So I'm an engineer. Instrumentation and Controls engineering is my specialty. I'm also an obsessive weirdo autistic person. In one of my special interests I ended up finding a material that reacted to heat in a way that I found very interesting.
I now have a process for turning ambient heat into electricity. I don't make a ton of money right now, and I want to get rich off of this because it's a f****** good idea, not to toot my own horn.
Without getting too much into the details, I use a series of state changes to convert ambient heat into electricity. Requires power input to start it and then it can run off with the heat that it pulls out of the air.
It's not perpetual motion, it's not over-unity. If you put it in a closed room, the room will get cold and the machine will stop running.

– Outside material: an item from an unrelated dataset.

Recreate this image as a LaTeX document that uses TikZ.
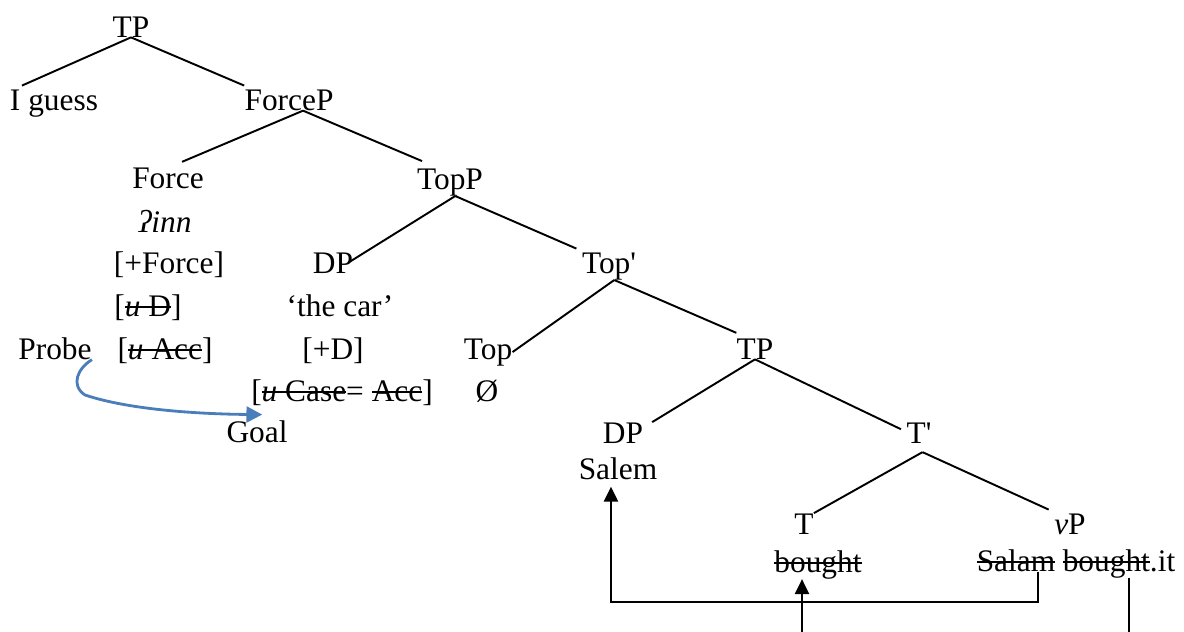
\documentclass[tikz,border=0pt]{standalone}
\usepackage{fontspec}
\setmainfont{Liberation Serif}
\usepackage{tikz}
\usetikzlibrary{arrows.meta}
\definecolor{probeblue}{RGB}{74,126,187}
\newsavebox{\strkbox}
\newcommand{\strk}[1]{\sbox{\strkbox}{#1}\rlap{\rule[0.25em]{\wd\strkbox}{1pt}}\usebox{\strkbox}}

\begin{document}
\begin{tikzpicture}[
    x=0.02cm, y=-0.02cm,
    every node/.style={inner sep=0pt, anchor=base, font=\fontsize{17.86}{20}\selectfont},
    branch/.style={line width=1.1pt},
    move/.style={line width=1.2pt, -{Triangle[length=8.5pt, width=8pt]}},
    agree/.style={draw=probeblue, line width=1.6pt, -{Triangle[length=9pt, width=9pt]}},
  ]
  \useasboundingbox (0,0) rectangle (1184,632);

  \node (TPa)    at (131, 37)  {TP};
  \node (Iguess) at (54, 110)  {I guess};
  \node (ForceP) at (289, 110) {ForceP};
  \node (Force)  at (168, 188) {Force};
  \node (TopP)   at (450, 189) {TopP};
  \node (inn)    at (165, 232) {\textit{ʔinn}};
  \node (fForce) at (169, 273) {[+Force]};
  \node (DPa)    at (333, 273) {DP};
  \node (Topbar) at (609, 273) {Top\textquotesingle};
  \node (fuD)    at (148, 316) {[\strk{\textit{u} D}]};
  \node (car)    at (340, 316) {‘the car’};
  \node (Probe)  at (55, 359)  {Probe};
  \node (fuAcc)  at (165, 359) {[\strk{\textit{u} Acc}]};
  \node (fD)     at (333, 359) {[+D]};
  \node (Top)    at (488, 359) {Top};
  \node (TPb)    at (755, 359) {TP};
  \node (fCase)  at (342, 401) {[\strk{\textit{u} Case}= \strk{Acc}]};
  \node (null)   at (487, 401) {Ø};
  \node (Goal)   at (257, 442) {Goal};
  \node (DPb)    at (623, 443) {DP};
  \node (Tbar)   at (919, 443) {T\textquotesingle};
  \node (Salem)  at (618, 479) {Salem};
  \node (T)      at (804, 534) {T};
  \node (vP)     at (1070, 534) {\textit{v}P};
  \node (boughtT) at (818, 572) {\strk{bought}};
  \node (Salam)  at (1016, 571) {\strk{Salam}};
  \node (boughtit) at (1119, 571) {\strk{bought}.it};

  \coordinate (sx) at (1038, 602);
  \coordinate (bx) at (1129, 632);
  \coordinate (tx) at (802, 632);

  \draw[branch] (TPa.south) -- ([xshift=7pt, yshift=2pt]Iguess.north west);
  \draw[branch] (TPa.south) -- ([yshift=2pt]ForceP.north west);
  \draw[branch] ([xshift=8pt]ForceP.south) -- ([xshift=8pt, yshift=3pt]Force.north);
  \draw[branch] ([xshift=8pt]ForceP.south) -- ([xshift=3pt, yshift=4pt]TopP.north west);
  \draw[branch] ([xshift=3pt]TopP.south) -- ([xshift=-3pt]DPa.east);
  \draw[branch] ([xshift=3pt]TopP.south) -- ([xshift=-3pt, yshift=2pt]Topbar.north west);
  \draw[branch] ([xshift=3pt]Topbar.south) -- (Top.east);
  \draw[branch] ([xshift=3pt]Topbar.south) -- ([yshift=3pt]TPb.north west);
  \draw[branch] (TPb.south) -- ([xshift=5pt]DPb.north east);
  \draw[branch] (TPb.south) -- ([xshift=-3pt, yshift=2pt]Tbar.west);
  \draw[branch] ([xshift=2pt, yshift=-5pt]Tbar.south) -- (T.north east);
  \draw[branch] ([xshift=2pt, yshift=-5pt]Tbar.south) -- ([xshift=-3pt, yshift=2pt]vP.north west);

  \draw[agree] (Probe.south east) .. controls (78, 368) and (70, 385) .. (85, 395)
    .. controls (130, 410) and (200, 414) .. ([xshift=3pt, yshift=3pt]Goal.north);

  \draw[move] (sx |- Salam.south) -- (sx) -| ([xshift=-4pt, yshift=-4pt]Salem.south);
  \draw[line width=1.2pt] (bx |- boughtit.south) -- (bx);
  \draw[move] (tx) -- (tx |- boughtT.south);

\end{tikzpicture}
\end{document}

The moral dilemma is that I feel like I should just tell people how to do it because it's so easy and obvious once you know the trick that the second I tell somebody how to do it they're going to steal it from me and I'm never going to see a dime, and I at least want to be rich enough that me and my family are secure for trading humanity and invention like this.
Edit: Thanks for the honest answers you guys are giving me some stuff to think about.
First: congratulations; that's awesome. Arizonans will be all over it to charge their cell phones, among other things. It might be worth considering just waiting until after the happening and seeing the new landscape. (After all it's just a few more weeks, right?)
Currently, the best way is to both manufacture it and patent it. Patenting by itself isn't enough unless you have a deep-pocket and honest licensee. Manufacturing will ensure that you can always be in on the deal. Easier said than done, I know. But a deep-pocket licensee needs a good prototype because they specialize in willful blindness to potential, but eagerness when the work is already done for them. It's amazing how little vision they have without a simple working demonstration.
Good question. I'll check back for better answers from others.